My experience of living with two guys (for a week)

For those that kept track via. the countdown timer I keep on my site, as well as my Twitter feed, Dale was in town for the majority of last week (6 days and 5 nights). This was the first time that he, Corey, and I were together for an extended period of time where live action role playing games were not the reason behind us being within close proximity of each other. My goal for the prolonged stay (beyond having lots of yummy quality time with my boyfriend) was to see how well we could get along if we were living under the same roof.  Granted, we didn't have to deal with the extra details like living expenses, but enough stress points came up that the experiment still felt real.  
Sleeping arrangements
One dilemma that comes up when multiple partners are co-housing is "who sleeps with whom, when?"  Due to comfort levels, us only having a queen-sized bed, and both guys radiating heat when they sleep, they slept in different beds. This then led to the issue of who would I curl up with each night.    While having a set schedule can help on the fairness factor, we scrapped that idea because it lacked spontaneity and being able to adjust based on the needs of everyone involved.  My goal was to make sure that both guys felt loved and that their needs were being provided for.  Since cuddling with me was important to each of them, I needed to find out how much cuddle time they needed, and communicate and negotiate if it wasn't possible. Initially, I was under the impression that, due to Corey's needs for reassurance, I would only be able to cuddle with Dale for one of those nights. Instead, due to the level of comfort within our dynamic (and Corey needing to get up early on Saturday), I got to cuddle with Dale for 2 evenings. That was a pretty awesome surprise.  Too bad that the day bed in the guest room Dale's room was too small.  :p  We have a hide-a-bed couch in the room that we'll try to use next time.  
The other type of sleeping
First, to make it clear: a three-some did not occur :-p It turns out that I was more self-conscious and paranoid about the interpersonal dynamics involving sex than the guys were.  Prior to the visit, I was worried that the guys would feel jealous if I was having sex with the other and they were aware of it going on (or if I ended up too tired to have fun with both of them). If there was any emotional discomfort or envy, they did a good job of either overcoming (or hiding) it.  For example, there were times when Corey intentionally left Dale and me alone so that we could have some time together.  There were other times when the guys would joke about me to each other, or do a team effort to hit on me.   I don't know whether to be amused or scared.  As for me becoming worn out from the increased sexual activity (entertaining two guys with voracious sexual appetites), I did fairly well on the stamina level.  However, girly biology worked against me.   
Social time
There were a couple of times where all 3 of us hung out in the main room and had a casual conversation. We went out to eat a couple of times, and saw Fast and Furious together. I'm guessing that if we had the computer equipment to accomplish it, we might have played WoW together (or the guys would've berated me for not logging in during the past month since they keep sending supplies to my characters... I'm a bad gamer) I was able to get time away from the guys by going grocery shopping.  We also had an instance where Dale and I were social without Corey, though that happened because Corey needed to leave early anyways.  We didn't have any instances where Corey and I went somewhere without Dale.  While everything worked out well on the social front, I get the feeling that if my relationship with Dale became long-term, and he moved in with us, the challenge of meeting everyone's needs involving social inclusion is going to become more obvious.  
The end result
I'm very happy that the week ended up being /drama and conflict free, even with the potential of things blowing up due to miscommunication or needs not being met. I think that the amount of communication that went on during the week helped prevent issues from blowing up. Since last weekend, I've had conversations with both Corey and Dale about the long-term potential of our relationship dynamic.  The topics have ranged from the practicalities of such a living arrangement, to future family issues (like childbearing and parenting).  I'm starting to think that this may actually work :)

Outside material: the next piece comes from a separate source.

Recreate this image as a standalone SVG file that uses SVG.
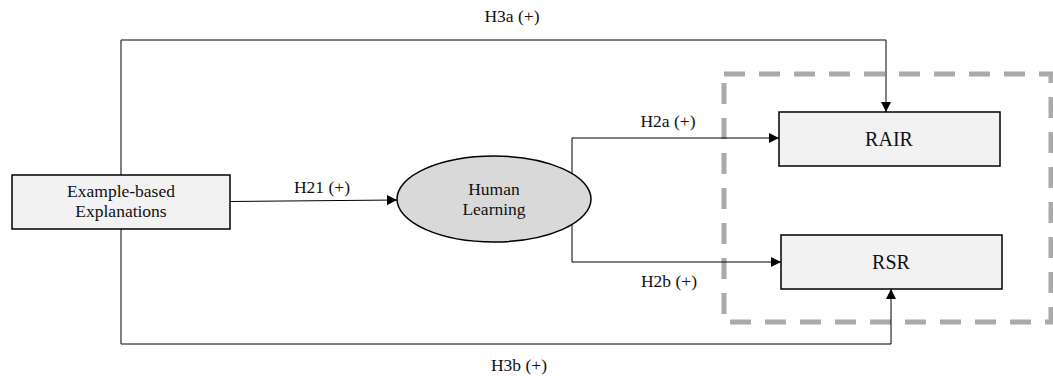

Calgary Condominiums (not verified) wrote:

Mon, 04/27/2009 - 18:25 Comment #: 1

This is exactly the sort of thing I was asked about the other day. I didn't quite know how much detail to get into...

How often do you post? I might just refer them here rather than trying to explain it myself and mess it up.

metropoly (not verified) wrote:

Mon, 04/27/2009 - 18:33 Comment #: 2

I try to post here at least once a week. Unfortunately, this past month has been super busy between home, work, and activism/outreach stuff.